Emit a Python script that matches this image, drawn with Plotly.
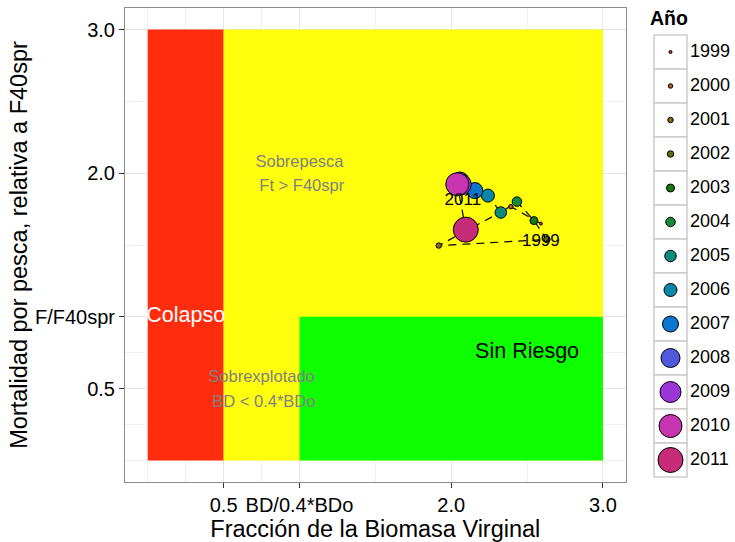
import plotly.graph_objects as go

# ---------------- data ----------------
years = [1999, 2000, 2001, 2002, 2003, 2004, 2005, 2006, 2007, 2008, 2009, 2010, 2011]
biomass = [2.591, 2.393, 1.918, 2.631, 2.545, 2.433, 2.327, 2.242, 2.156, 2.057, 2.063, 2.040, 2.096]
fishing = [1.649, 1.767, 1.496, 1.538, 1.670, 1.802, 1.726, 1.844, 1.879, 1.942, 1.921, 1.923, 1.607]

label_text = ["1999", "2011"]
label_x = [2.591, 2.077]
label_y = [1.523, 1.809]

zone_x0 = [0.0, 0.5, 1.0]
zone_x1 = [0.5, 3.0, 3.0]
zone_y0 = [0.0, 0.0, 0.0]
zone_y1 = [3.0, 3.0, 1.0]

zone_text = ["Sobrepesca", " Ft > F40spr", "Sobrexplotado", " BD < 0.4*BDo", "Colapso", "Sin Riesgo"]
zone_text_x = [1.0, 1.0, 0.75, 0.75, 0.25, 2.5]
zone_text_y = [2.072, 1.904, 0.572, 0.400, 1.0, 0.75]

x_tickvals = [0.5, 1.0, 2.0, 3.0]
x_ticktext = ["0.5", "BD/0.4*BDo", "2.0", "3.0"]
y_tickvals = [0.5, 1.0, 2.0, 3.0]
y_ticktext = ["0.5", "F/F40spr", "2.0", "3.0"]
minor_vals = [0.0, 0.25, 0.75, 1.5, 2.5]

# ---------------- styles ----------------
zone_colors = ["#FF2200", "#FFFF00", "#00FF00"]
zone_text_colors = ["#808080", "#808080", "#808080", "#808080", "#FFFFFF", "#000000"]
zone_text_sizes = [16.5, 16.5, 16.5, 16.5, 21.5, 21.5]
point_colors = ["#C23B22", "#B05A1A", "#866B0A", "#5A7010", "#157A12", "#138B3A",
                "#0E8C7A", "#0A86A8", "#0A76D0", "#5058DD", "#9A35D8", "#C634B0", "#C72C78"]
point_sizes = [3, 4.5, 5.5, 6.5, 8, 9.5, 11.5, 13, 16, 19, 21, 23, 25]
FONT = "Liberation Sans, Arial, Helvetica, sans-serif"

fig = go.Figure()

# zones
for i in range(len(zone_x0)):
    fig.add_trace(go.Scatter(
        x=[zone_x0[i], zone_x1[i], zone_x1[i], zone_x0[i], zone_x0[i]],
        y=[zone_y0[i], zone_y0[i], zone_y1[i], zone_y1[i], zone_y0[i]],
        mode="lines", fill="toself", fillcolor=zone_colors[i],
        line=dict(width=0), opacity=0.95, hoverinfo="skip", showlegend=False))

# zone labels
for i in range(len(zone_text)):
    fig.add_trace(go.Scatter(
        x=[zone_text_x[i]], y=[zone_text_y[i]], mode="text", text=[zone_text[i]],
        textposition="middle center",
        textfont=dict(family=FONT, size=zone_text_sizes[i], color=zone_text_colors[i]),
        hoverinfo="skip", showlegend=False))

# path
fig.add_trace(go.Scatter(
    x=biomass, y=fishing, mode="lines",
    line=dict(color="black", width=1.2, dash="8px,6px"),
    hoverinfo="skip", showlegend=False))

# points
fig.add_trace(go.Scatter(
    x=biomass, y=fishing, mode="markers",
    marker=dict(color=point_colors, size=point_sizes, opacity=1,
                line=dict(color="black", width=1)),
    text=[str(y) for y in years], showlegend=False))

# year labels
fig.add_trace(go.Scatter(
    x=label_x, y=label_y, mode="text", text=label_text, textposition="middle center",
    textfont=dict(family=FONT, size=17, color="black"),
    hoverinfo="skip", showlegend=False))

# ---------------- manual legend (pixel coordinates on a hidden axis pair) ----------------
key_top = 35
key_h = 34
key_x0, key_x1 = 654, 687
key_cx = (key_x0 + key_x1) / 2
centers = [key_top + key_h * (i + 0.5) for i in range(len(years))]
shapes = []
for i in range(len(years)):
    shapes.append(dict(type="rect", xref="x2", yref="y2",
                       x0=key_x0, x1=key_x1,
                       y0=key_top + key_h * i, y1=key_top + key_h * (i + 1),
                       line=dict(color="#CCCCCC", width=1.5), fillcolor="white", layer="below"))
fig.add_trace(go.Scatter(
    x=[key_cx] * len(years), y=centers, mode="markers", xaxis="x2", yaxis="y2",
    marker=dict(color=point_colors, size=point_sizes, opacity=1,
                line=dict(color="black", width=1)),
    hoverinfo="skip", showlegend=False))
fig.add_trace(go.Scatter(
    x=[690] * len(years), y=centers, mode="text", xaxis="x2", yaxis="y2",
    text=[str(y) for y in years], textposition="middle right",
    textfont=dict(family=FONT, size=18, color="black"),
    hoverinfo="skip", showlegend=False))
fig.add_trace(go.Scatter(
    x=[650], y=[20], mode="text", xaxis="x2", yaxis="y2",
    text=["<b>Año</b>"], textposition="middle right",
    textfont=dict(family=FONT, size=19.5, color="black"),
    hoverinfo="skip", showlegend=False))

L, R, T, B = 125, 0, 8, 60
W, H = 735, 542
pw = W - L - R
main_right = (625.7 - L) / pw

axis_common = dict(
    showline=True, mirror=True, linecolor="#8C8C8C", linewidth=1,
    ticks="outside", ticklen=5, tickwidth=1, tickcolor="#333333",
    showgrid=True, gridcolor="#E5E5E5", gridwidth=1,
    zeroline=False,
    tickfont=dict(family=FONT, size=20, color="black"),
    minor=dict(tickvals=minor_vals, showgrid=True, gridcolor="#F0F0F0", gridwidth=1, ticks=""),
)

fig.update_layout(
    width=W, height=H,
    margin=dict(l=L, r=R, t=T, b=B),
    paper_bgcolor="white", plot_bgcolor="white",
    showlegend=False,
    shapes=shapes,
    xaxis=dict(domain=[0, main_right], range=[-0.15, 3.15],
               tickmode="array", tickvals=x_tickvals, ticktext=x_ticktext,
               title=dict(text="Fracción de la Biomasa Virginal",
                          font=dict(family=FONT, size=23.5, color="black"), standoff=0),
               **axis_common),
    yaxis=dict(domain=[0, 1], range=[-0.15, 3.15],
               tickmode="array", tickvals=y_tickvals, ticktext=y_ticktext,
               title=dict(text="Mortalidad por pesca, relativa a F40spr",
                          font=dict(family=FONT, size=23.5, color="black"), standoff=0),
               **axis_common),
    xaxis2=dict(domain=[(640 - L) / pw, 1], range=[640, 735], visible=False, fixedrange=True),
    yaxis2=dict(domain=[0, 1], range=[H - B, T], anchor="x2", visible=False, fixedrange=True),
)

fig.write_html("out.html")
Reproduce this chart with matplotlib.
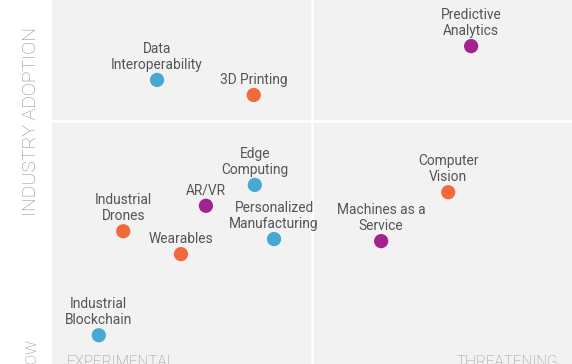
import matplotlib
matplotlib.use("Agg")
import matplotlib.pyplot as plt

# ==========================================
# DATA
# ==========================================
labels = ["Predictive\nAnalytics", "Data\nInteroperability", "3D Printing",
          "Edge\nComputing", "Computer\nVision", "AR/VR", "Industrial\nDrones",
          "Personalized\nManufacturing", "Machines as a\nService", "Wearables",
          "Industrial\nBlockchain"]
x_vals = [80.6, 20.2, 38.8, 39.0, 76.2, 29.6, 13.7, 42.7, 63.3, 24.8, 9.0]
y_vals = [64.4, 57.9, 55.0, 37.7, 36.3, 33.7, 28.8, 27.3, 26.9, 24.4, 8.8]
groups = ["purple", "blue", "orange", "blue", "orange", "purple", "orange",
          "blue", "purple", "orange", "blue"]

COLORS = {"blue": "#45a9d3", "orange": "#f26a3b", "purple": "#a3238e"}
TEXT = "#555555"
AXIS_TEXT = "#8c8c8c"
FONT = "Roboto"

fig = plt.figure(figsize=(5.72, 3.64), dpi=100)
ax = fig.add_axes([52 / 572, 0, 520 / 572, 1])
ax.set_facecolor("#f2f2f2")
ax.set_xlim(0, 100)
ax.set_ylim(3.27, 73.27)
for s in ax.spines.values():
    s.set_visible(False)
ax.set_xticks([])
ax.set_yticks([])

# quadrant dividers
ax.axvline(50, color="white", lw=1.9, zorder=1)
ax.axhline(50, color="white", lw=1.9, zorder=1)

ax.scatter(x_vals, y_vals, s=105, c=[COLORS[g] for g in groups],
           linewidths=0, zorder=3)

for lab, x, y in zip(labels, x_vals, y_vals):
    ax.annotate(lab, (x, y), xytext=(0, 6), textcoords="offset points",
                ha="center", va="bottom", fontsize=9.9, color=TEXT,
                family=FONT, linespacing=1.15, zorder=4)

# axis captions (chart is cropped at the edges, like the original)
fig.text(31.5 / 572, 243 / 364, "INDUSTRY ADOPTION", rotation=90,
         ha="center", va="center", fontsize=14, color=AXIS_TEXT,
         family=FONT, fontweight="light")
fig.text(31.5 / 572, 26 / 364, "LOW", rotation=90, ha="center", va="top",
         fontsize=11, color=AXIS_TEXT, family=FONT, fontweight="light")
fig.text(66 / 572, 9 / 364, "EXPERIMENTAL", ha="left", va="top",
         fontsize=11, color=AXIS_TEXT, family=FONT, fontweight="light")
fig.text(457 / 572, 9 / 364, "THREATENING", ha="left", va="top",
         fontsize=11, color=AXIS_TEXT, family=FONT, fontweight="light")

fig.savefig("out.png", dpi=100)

──────

> **Set problem**
In the listing above, find the line containing "Reproduce this chart with matplotlib." and the line containing "family=FONT, linespacing=1.15, zorder=4)". Reproduce those lines and all between them exactly, with no pictures and nothing more.

> **Correct output**
Reproduce this chart with matplotlib.
import matplotlib
matplotlib.use("Agg")
import matplotlib.pyplot as plt

# ==========================================
# DATA
# ==========================================
labels = ["Predictive\nAnalytics", "Data\nInteroperability", "3D Printing",
          "Edge\nComputing", "Computer\nVision", "AR/VR", "Industrial\nDrones",
          "Personalized\nManufacturing", "Machines as a\nService", "Wearables",
          "Industrial\nBlockchain"]
x_vals = [80.6, 20.2, 38.8, 39.0, 76.2, 29.6, 13.7, 42.7, 63.3, 24.8, 9.0]
y_vals = [64.4, 57.9, 55.0, 37.7, 36.3, 33.7, 28.8, 27.3, 26.9, 24.4, 8.8]
groups = ["purple", "blue", "orange", "blue", "orange", "purple", "orange",
          "blue", "purple", "orange", "blue"]

COLORS = {"blue": "#45a9d3", "orange": "#f26a3b", "purple": "#a3238e"}
TEXT = "#555555"
AXIS_TEXT = "#8c8c8c"
FONT = "Roboto"

fig = plt.figure(figsize=(5.72, 3.64), dpi=100)
ax = fig.add_axes([52 / 572, 0, 520 / 572, 1])
ax.set_facecolor("#f2f2f2")
ax.set_xlim(0, 100)
ax.set_ylim(3.27, 73.27)
for s in ax.spines.values():
    s.set_visible(False)
ax.set_xticks([])
ax.set_yticks([])

# quadrant dividers
ax.axvline(50, color="white", lw=1.9, zorder=1)
ax.axhline(50, color="white", lw=1.9, zorder=1)

ax.scatter(x_vals, y_vals, s=105, c=[COLORS[g] for g in groups],
           linewidths=0, zorder=3)

for lab, x, y in zip(labels, x_vals, y_vals):
    ax.annotate(lab, (x, y), xytext=(0, 6), textcoords="offset points",
                ha="center", va="bottom", fontsize=9.9, color=TEXT,
                family=FONT, linespacing=1.15, zorder=4)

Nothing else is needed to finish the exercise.